I once watched this principle in action in an unexpected setting. During an exchange programme abroad, a participant in our group — a naturally charming and social person — became noticeably more engaged in the final week. More animated, funnier, more present with everyone. I noticed the change and asked him directly what was going on.
His answer was completely deliberate: "In six months, most of the details of this experience will be gone. But if I make the last week genuinely memorable for people, they won't think 'Riley, yeah, I sort of remember him.' They'll think 'Riley — oh my god, yes, of course.' I'm positioning myself as the best memory of their experience."
He was, without knowing the academic term for it, engineering the ending.
The same principle applies to how colleagues remember you after you leave a job. The years of good work, the relationships built, the trust accumulated — all of it gets filtered through the Peak-End Rule. How you leave shapes what they carry forward about who you are.
A graceful, intentional exit — one where you say the right things to the right people — converts years of professional proximity into lasting relationship capital. A rushed or passive exit lets that capital drain away.
Why Job Exits Are the Most Underused Networking Moment
There are three reasons why your departure is a uniquely valuable networking window — and why most people waste it.
Reason 1: People are paying attention. Departures create a brief social moment. Colleagues who haven't thought about you in months are suddenly aware of you. They're curious about where you're going. They're reflecting on your time together. The attention is already there — you just have to use it.
Reason 2: Your value is clear. When you're leaving, colleagues have a complete picture of who you are and what you contributed. They're not still forming an impression. The relationship capital you've built over your tenure is crystallised — and a well-handled exit is your chance to convert it into something that persists after you're gone.
Reason 3: Reciprocity is natural. Saying thank you at departure is one of the few professional moments where expressing genuine appreciation is completely expected. You're not being sycophantic. You're not asking for anything. You're acknowledging shared history — which is exactly the kind of interaction that leaves people with a positive impression and a willingness to help in future.
The mistake most professionals make is treating the exit as an administrative event rather than a relationship moment.
The 3/6/Mass Exit Framework
This framework turns your departure into a structured relationship investment. It takes a few hours of deliberate effort spread across your notice period. The return is a network that remembers you well — and stays warm for years.
### Tier 1: Direct Conversations (3 people)
These are the three people who most influenced your time at the company, or who you most want to maintain a genuine long-term relationship with. Former managers, mentors, sponsors, close collaborators — the people whose opinion of you matters most and whose network could genuinely open doors for you in future.

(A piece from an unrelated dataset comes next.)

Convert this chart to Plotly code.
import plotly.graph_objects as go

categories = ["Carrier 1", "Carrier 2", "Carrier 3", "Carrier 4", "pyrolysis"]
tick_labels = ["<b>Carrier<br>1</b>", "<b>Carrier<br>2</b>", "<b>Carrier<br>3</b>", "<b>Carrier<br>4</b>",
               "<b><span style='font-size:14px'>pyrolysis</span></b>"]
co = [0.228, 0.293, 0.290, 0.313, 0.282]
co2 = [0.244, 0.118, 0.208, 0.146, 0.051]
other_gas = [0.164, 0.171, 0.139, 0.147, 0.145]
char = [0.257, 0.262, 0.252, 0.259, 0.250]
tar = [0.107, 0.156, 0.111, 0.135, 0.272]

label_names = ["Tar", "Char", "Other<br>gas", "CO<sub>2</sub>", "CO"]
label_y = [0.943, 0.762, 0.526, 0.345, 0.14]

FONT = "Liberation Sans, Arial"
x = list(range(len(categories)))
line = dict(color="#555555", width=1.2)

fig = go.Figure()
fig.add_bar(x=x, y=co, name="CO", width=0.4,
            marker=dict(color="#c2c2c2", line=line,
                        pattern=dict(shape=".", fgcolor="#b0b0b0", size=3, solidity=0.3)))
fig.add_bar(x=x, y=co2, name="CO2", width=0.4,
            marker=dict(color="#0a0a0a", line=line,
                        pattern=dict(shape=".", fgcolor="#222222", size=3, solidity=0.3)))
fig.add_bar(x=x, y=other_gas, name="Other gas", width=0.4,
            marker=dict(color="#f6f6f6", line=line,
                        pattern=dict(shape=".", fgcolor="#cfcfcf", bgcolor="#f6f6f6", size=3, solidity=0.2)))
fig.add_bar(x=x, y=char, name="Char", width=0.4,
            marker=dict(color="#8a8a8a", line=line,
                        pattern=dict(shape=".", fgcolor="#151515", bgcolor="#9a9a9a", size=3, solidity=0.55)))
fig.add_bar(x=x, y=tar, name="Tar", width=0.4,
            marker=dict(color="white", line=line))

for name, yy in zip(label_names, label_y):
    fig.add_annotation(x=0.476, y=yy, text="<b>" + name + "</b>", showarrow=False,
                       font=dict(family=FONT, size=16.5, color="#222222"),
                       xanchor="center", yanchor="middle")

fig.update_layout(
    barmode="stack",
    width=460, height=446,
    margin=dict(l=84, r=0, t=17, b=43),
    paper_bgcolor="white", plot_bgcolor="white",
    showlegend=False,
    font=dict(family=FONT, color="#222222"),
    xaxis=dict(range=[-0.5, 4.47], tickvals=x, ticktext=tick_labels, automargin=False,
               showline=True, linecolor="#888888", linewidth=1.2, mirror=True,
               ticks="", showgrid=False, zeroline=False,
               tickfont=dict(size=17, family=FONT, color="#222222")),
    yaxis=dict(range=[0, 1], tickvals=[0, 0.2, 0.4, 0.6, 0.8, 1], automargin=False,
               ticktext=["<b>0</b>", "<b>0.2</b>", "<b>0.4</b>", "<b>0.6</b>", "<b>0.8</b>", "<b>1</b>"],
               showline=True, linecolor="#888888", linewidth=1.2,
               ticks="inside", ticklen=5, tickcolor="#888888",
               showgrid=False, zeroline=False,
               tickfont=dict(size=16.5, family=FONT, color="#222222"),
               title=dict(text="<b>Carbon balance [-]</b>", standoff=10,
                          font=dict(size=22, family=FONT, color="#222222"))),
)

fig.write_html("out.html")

What to do: Schedule a real conversation — a coffee, a lunch, a video call. Not a message. Not an email. A proper, unhurried interaction.
What to cover:
*Tell them specifically what they contributed.* Not "thanks for everything" — something precise. "The way you handled the X project taught me how to navigate stakeholder resistance without burning relationships. I've used that in every major project since." Specific appreciation is memorable. Generic appreciation is wallpaper.
*Tell them where you're going and why you're excited.* Give them context on your next chapter — not a CV recitation, the human version. Why this move, what you're hoping to build, what you're looking forward to. You're giving them something concrete to associate with your name going forward, and signalling that this relationship continues into your next chapter.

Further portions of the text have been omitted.